J’allais chercher du fumier pour le jardin, hors de Rome, plus loin que la maison de campagne du président, plus loin que la mignotta, dans une ferme sur une petite colline toscane.
J’ai travaillé deux heures à remplir vingt sacs de fumier , puis je suis monté sur la colline. Les paysans, des Albanais, m’ont ouvert leur porte. Ils m’ont offert trois cigarettes, deux verres de vin, le repas (pâtes saucisses) et un café « pour qui travaille ». Nous avons parlé de la guerre 1. Mais surtout nous avons parlé.

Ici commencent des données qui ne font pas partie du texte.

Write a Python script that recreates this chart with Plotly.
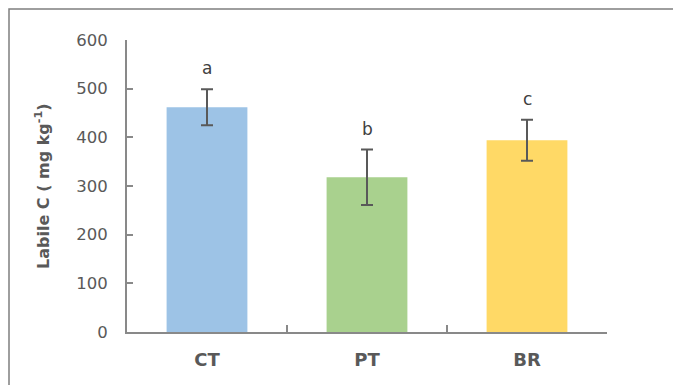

Paix soit rendue aux bras de la courte faim ! Que je m’aperçoive de la bonté naturelle et du repos mérité ! Les champs, les bêtes et eux ne sont qu’un. Toutefois leur empreinte me restera gravée, ces trois puis quatre Albanais solitaires, loin de leur pays, proches de ses coutumes : la vie, l’homme, encore, qui donne ce qu’il n’a pas « pour qui travaille ». Dont les yeux pétillent.
J’étais leur protégé peut-être parce que lointain aussi, donc leur compatriote un temps, au milieu de l’italien du monde, étrange, incompréhensible, qui nous entourait.
On exhume des textes sauvés d’avant les internets. Celui-ci (#700) est daté d’avril 1999 et provient du ZS#06.